▶ **Short problem**
Will you write out all the entries below exactly?
####
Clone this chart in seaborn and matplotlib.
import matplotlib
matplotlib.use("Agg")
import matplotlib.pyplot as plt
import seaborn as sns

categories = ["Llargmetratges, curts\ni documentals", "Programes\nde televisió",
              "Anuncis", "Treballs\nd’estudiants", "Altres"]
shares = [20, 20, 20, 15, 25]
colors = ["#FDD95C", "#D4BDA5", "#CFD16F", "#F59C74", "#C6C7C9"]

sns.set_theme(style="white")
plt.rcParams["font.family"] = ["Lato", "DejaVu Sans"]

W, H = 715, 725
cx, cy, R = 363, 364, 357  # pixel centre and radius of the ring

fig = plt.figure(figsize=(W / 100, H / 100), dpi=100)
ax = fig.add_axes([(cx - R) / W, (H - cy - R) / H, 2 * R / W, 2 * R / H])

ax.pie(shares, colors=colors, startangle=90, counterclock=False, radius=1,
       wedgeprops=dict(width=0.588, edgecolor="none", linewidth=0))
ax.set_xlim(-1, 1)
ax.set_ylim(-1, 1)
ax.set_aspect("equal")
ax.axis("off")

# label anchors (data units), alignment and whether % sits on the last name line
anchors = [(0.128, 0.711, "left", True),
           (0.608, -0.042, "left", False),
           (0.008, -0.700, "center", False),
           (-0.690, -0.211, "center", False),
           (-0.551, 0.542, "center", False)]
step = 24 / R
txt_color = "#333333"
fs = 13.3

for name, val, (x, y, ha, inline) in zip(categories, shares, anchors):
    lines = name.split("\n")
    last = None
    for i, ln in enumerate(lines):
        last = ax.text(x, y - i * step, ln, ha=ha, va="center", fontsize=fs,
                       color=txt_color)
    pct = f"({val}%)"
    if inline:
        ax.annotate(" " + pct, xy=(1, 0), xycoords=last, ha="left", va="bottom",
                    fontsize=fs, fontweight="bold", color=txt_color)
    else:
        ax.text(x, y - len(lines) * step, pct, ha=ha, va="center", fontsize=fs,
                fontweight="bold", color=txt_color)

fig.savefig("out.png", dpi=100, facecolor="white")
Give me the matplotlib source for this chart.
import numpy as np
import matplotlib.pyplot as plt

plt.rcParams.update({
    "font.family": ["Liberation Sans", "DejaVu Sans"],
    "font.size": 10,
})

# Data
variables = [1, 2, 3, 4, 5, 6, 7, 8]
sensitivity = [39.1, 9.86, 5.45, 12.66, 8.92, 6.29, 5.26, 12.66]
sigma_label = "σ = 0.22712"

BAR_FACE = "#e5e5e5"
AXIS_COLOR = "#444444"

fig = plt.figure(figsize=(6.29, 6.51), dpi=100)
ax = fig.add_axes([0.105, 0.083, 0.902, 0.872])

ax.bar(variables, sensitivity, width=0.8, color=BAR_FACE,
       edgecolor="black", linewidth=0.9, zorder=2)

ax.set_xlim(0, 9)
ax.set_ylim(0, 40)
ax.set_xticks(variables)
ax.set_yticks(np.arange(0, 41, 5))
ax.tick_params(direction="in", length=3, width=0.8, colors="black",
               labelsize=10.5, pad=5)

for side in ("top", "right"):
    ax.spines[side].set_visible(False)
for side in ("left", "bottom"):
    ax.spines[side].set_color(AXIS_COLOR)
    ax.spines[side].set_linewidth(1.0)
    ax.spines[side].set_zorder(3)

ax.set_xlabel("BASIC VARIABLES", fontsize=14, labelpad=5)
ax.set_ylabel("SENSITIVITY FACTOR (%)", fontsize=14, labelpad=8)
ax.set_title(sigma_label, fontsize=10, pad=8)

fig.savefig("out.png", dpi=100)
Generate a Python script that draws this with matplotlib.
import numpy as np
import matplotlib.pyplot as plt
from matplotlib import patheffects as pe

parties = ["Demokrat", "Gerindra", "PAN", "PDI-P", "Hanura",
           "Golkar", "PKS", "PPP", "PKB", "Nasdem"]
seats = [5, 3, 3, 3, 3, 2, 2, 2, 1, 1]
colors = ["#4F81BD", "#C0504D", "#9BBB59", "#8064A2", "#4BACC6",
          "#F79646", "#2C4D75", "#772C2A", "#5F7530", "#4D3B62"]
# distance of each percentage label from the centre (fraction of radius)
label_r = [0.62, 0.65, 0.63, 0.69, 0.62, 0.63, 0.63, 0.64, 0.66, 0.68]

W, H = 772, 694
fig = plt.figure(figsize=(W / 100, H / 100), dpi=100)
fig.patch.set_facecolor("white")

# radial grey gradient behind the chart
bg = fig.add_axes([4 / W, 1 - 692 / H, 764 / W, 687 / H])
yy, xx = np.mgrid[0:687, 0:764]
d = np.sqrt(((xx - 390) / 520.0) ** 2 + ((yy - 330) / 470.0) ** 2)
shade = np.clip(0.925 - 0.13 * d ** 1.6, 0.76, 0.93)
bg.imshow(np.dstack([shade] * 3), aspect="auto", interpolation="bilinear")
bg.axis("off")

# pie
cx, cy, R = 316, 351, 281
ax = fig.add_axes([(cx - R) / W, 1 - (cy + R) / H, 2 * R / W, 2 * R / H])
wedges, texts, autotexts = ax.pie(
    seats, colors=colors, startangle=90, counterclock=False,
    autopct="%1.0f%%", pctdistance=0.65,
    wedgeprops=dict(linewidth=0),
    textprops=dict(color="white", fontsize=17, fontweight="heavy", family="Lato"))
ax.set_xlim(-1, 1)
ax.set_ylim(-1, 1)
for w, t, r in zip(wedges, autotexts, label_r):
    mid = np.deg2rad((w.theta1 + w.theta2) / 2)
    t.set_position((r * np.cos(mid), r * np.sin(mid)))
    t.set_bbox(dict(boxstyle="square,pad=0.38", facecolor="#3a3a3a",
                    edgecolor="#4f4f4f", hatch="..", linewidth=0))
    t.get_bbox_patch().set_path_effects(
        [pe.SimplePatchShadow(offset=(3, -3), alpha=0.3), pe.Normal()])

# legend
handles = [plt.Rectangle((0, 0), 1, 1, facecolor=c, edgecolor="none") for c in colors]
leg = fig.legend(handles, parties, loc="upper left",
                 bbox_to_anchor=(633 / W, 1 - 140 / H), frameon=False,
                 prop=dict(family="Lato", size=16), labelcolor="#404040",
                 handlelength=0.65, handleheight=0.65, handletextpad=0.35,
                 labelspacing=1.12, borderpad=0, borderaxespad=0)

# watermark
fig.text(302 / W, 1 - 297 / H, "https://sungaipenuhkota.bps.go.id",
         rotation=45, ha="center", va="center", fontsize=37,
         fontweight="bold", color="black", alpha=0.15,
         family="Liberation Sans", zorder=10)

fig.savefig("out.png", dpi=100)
####
▶ **Full solution**
Clone this chart in seaborn and matplotlib.
import matplotlib
matplotlib.use("Agg")
import matplotlib.pyplot as plt
import seaborn as sns

categories = ["Llargmetratges, curts\ni documentals", "Programes\nde televisió",
              "Anuncis", "Treballs\nd’estudiants", "Altres"]
shares = [20, 20, 20, 15, 25]
colors = ["#FDD95C", "#D4BDA5", "#CFD16F", "#F59C74", "#C6C7C9"]

sns.set_theme(style="white")
plt.rcParams["font.family"] = ["Lato", "DejaVu Sans"]

W, H = 715, 725
cx, cy, R = 363, 364, 357  # pixel centre and radius of the ring

fig = plt.figure(figsize=(W / 100, H / 100), dpi=100)
ax = fig.add_axes([(cx - R) / W, (H - cy - R) / H, 2 * R / W, 2 * R / H])

ax.pie(shares, colors=colors, startangle=90, counterclock=False, radius=1,
       wedgeprops=dict(width=0.588, edgecolor="none", linewidth=0))
ax.set_xlim(-1, 1)
ax.set_ylim(-1, 1)
ax.set_aspect("equal")
ax.axis("off")

# label anchors (data units), alignment and whether % sits on the last name line
anchors = [(0.128, 0.711, "left", True),
           (0.608, -0.042, "left", False),
           (0.008, -0.700, "center", False),
           (-0.690, -0.211, "center", False),
           (-0.551, 0.542, "center", False)]
step = 24 / R
txt_color = "#333333"
fs = 13.3

for name, val, (x, y, ha, inline) in zip(categories, shares, anchors):
    lines = name.split("\n")
    last = None
    for i, ln in enumerate(lines):
        last = ax.text(x, y - i * step, ln, ha=ha, va="center", fontsize=fs,
                       color=txt_color)
    pct = f"({val}%)"
    if inline:
        ax.annotate(" " + pct, xy=(1, 0), xycoords=last, ha="left", va="bottom",
                    fontsize=fs, fontweight="bold", color=txt_color)
    else:
        ax.text(x, y - len(lines) * step, pct, ha=ha, va="center", fontsize=fs,
                fontweight="bold", color=txt_color)

fig.savefig("out.png", dpi=100, facecolor="white")
Give me the matplotlib source for this chart.
import numpy as np
import matplotlib.pyplot as plt

plt.rcParams.update({
    "font.family": ["Liberation Sans", "DejaVu Sans"],
    "font.size": 10,
})

# Data
variables = [1, 2, 3, 4, 5, 6, 7, 8]
sensitivity = [39.1, 9.86, 5.45, 12.66, 8.92, 6.29, 5.26, 12.66]
sigma_label = "σ = 0.22712"

BAR_FACE = "#e5e5e5"
AXIS_COLOR = "#444444"

fig = plt.figure(figsize=(6.29, 6.51), dpi=100)
ax = fig.add_axes([0.105, 0.083, 0.902, 0.872])

ax.bar(variables, sensitivity, width=0.8, color=BAR_FACE,
       edgecolor="black", linewidth=0.9, zorder=2)

ax.set_xlim(0, 9)
ax.set_ylim(0, 40)
ax.set_xticks(variables)
ax.set_yticks(np.arange(0, 41, 5))
ax.tick_params(direction="in", length=3, width=0.8, colors="black",
               labelsize=10.5, pad=5)

for side in ("top", "right"):
    ax.spines[side].set_visible(False)
for side in ("left", "bottom"):
    ax.spines[side].set_color(AXIS_COLOR)
    ax.spines[side].set_linewidth(1.0)
    ax.spines[side].set_zorder(3)

ax.set_xlabel("BASIC VARIABLES", fontsize=14, labelpad=5)
ax.set_ylabel("SENSITIVITY FACTOR (%)", fontsize=14, labelpad=8)
ax.set_title(sigma_label, fontsize=10, pad=8)

fig.savefig("out.png", dpi=100)
Generate a Python script that draws this with matplotlib.
import numpy as np
import matplotlib.pyplot as plt
from matplotlib import patheffects as pe

parties = ["Demokrat", "Gerindra", "PAN", "PDI-P", "Hanura",
           "Golkar", "PKS", "PPP", "PKB", "Nasdem"]
seats = [5, 3, 3, 3, 3, 2, 2, 2, 1, 1]
colors = ["#4F81BD", "#C0504D", "#9BBB59", "#8064A2", "#4BACC6",
          "#F79646", "#2C4D75", "#772C2A", "#5F7530", "#4D3B62"]
# distance of each percentage label from the centre (fraction of radius)
label_r = [0.62, 0.65, 0.63, 0.69, 0.62, 0.63, 0.63, 0.64, 0.66, 0.68]

W, H = 772, 694
fig = plt.figure(figsize=(W / 100, H / 100), dpi=100)
fig.patch.set_facecolor("white")

# radial grey gradient behind the chart
bg = fig.add_axes([4 / W, 1 - 692 / H, 764 / W, 687 / H])
yy, xx = np.mgrid[0:687, 0:764]
d = np.sqrt(((xx - 390) / 520.0) ** 2 + ((yy - 330) / 470.0) ** 2)
shade = np.clip(0.925 - 0.13 * d ** 1.6, 0.76, 0.93)
bg.imshow(np.dstack([shade] * 3), aspect="auto", interpolation="bilinear")
bg.axis("off")

# pie
cx, cy, R = 316, 351, 281
ax = fig.add_axes([(cx - R) / W, 1 - (cy + R) / H, 2 * R / W, 2 * R / H])
wedges, texts, autotexts = ax.pie(
    seats, colors=colors, startangle=90, counterclock=False,
    autopct="%1.0f%%", pctdistance=0.65,
    wedgeprops=dict(linewidth=0),
    textprops=dict(color="white", fontsize=17, fontweight="heavy", family="Lato"))
ax.set_xlim(-1, 1)
ax.set_ylim(-1, 1)
for w, t, r in zip(wedges, autotexts, label_r):
    mid = np.deg2rad((w.theta1 + w.theta2) / 2)
    t.set_position((r * np.cos(mid), r * np.sin(mid)))
    t.set_bbox(dict(boxstyle="square,pad=0.38", facecolor="#3a3a3a",
                    edgecolor="#4f4f4f", hatch="..", linewidth=0))
    t.get_bbox_patch().set_path_effects(
        [pe.SimplePatchShadow(offset=(3, -3), alpha=0.3), pe.Normal()])

# legend
handles = [plt.Rectangle((0, 0), 1, 1, facecolor=c, edgecolor="none") for c in colors]
leg = fig.legend(handles, parties, loc="upper left",
                 bbox_to_anchor=(633 / W, 1 - 140 / H), frameon=False,
                 prop=dict(family="Lato", size=16), labelcolor="#404040",
                 handlelength=0.65, handleheight=0.65, handletextpad=0.35,
                 labelspacing=1.12, borderpad=0, borderaxespad=0)

# watermark
fig.text(302 / W, 1 - 297 / H, "https://sungaipenuhkota.bps.go.id",
         rotation=45, ha="center", va="center", fontsize=37,
         fontweight="bold", color="black", alpha=0.15,
         family="Liberation Sans", zorder=10)

fig.savefig("out.png", dpi=100)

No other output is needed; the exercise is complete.